━━ Data provided ━━

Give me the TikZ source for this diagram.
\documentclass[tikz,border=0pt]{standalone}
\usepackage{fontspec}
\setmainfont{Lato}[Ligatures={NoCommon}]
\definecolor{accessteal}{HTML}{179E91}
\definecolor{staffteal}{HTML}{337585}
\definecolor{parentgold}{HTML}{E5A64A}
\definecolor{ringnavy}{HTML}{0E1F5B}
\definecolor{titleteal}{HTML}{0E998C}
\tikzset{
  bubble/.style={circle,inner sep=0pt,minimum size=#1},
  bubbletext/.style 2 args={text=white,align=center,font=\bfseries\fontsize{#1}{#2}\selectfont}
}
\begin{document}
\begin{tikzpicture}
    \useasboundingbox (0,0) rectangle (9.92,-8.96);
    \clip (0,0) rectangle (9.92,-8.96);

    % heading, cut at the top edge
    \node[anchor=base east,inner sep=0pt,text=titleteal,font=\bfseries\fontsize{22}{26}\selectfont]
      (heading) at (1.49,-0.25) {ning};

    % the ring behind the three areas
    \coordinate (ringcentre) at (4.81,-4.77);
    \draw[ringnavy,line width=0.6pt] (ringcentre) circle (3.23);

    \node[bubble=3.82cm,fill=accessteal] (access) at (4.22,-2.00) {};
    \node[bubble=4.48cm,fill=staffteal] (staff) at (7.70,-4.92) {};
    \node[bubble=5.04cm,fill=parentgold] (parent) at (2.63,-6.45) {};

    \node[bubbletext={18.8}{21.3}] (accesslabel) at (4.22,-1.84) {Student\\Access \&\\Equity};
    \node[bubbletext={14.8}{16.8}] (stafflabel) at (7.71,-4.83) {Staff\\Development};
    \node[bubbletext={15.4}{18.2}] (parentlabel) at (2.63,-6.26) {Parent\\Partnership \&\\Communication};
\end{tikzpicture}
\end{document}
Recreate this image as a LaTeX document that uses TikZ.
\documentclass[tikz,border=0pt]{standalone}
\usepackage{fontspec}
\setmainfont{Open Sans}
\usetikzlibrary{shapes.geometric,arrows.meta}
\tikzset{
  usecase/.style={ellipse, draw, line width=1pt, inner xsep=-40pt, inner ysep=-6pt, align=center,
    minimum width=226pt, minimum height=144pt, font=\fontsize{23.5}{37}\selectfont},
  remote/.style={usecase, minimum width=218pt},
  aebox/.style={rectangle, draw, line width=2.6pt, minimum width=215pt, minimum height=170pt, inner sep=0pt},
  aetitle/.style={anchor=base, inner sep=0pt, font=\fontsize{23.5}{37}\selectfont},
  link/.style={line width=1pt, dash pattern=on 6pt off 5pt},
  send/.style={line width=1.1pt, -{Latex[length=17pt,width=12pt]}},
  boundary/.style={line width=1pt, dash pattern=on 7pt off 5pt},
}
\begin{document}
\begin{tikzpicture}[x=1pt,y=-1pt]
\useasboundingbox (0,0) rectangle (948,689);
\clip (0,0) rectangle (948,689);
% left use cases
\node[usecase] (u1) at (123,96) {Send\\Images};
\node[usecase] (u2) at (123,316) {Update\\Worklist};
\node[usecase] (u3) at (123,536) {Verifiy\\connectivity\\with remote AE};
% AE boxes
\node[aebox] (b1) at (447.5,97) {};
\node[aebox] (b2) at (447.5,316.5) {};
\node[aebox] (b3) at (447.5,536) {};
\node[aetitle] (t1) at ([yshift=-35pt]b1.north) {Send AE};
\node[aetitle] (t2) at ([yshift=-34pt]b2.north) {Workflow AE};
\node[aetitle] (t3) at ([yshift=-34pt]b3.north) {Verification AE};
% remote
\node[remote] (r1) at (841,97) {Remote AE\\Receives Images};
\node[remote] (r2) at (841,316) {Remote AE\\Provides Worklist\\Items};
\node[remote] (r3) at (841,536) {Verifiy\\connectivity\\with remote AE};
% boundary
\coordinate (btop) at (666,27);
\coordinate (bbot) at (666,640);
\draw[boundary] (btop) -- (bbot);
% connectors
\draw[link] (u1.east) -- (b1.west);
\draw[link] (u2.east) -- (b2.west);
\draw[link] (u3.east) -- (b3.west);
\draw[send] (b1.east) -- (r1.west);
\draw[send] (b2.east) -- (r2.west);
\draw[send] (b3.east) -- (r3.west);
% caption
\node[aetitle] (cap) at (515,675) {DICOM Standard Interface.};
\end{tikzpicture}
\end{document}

━━━
━━ Data provided ━━

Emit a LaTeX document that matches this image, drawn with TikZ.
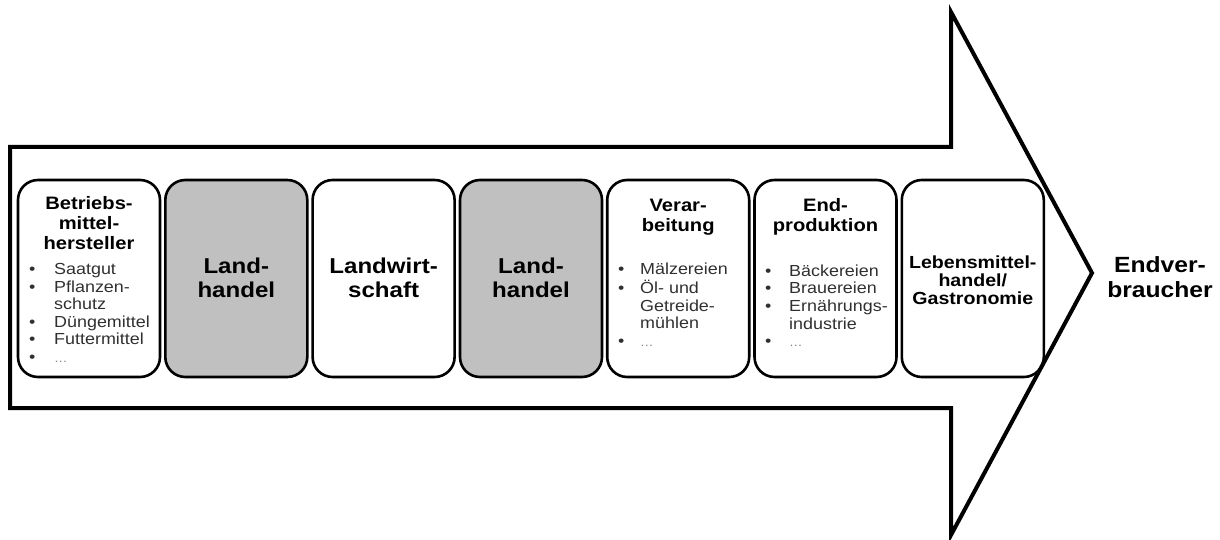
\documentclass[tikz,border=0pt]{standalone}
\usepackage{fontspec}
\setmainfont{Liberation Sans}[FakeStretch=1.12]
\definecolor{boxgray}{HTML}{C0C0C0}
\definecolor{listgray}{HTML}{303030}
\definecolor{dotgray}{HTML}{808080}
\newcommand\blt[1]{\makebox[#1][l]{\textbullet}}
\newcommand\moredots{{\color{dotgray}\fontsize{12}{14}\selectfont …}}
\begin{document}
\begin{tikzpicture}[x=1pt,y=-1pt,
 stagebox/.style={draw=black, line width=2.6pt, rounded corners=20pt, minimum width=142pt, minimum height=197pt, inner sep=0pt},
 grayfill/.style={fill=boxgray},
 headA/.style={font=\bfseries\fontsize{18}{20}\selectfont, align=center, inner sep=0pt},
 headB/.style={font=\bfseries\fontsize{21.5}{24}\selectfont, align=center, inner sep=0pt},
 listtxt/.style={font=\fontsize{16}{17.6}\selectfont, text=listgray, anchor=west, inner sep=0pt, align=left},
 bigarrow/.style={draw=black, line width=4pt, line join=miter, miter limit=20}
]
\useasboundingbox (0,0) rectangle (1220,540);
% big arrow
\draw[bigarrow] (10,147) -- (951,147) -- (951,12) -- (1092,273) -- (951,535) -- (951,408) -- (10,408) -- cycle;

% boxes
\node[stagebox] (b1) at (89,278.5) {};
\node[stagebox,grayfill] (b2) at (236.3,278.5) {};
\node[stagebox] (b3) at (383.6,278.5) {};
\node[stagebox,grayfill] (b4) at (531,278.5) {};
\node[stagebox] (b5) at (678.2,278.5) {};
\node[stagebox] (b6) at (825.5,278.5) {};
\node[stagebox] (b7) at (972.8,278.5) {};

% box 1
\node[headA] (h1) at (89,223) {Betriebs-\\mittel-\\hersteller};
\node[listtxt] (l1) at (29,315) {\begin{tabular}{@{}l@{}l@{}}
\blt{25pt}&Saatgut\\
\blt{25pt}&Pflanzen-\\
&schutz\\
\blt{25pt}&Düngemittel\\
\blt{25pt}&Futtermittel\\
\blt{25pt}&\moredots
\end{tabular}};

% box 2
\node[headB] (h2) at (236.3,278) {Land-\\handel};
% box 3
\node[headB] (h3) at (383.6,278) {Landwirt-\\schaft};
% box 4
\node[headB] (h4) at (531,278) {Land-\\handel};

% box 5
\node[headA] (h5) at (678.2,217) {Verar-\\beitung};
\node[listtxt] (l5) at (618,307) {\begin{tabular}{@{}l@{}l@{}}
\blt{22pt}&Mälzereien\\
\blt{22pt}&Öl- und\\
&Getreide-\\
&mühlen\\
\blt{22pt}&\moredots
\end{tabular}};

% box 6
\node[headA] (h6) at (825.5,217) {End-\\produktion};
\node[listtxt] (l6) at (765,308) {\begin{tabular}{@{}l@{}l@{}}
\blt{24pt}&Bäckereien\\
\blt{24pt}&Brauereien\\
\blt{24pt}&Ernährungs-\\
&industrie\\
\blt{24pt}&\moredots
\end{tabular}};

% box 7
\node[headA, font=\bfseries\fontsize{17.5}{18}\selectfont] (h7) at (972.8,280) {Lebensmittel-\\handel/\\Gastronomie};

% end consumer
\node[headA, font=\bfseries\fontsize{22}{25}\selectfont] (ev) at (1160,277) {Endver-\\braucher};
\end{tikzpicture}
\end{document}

━━━

• **Directions**:
List every line above containing the word "that".

• **Result below**:
Recreate this image as a LaTeX document that uses TikZ.
Emit a LaTeX document that matches this image, drawn with TikZ.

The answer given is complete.